On 12.05.14 21:28, Mark Filipak wrote:
> I listen to the BBC almost all the time. I think the hosts butcher
> English as thoroughly as the average American. 

True, the modern BBC's English on its website is egregious, with
adjectives morphing to nouns, as in "The abducted Nigeria girls ...",
grating like fingernails on a blackboard. (Any pretence that it is a
special newspaper language (Headline-ish) is entirely unconvincing when
the website does have room for the extra 'n'.) Mind you, our Aussie ABC,
once as pukka as the BBC of yore, also leaves a lot to be desired.

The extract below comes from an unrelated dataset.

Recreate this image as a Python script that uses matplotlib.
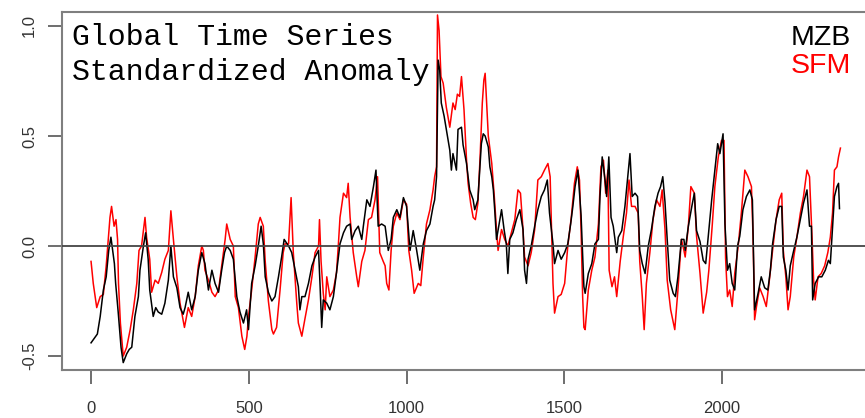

Apropos quotes, have I lobbed here from a parallel universe, or did we
in the distant past quote film titles and similar text strings, e.g.
"One flew over the cuckoo's nest"? Now they're just capitalised, and so
run into preceding and following capitalisations, resulting in
ambiguity.

The American dialect is not too hard to understand if a few translations
are kept in mind. E.g.

   Ah-loo-me-numb = Aluminium  (Am. spell. = Aluminum, I kid you not.)
   sodder         = solder     (But how is "flux" then pronounced?)
   offov          = from       (Maybe it comes from Russian?)

Erik
(Scurrying for cover)

-- 
You may call me a pedascule, but I for one do not choose to palter with the
language and will not blench from using the best word even if my portance is   
occasionally a fardel to my readers.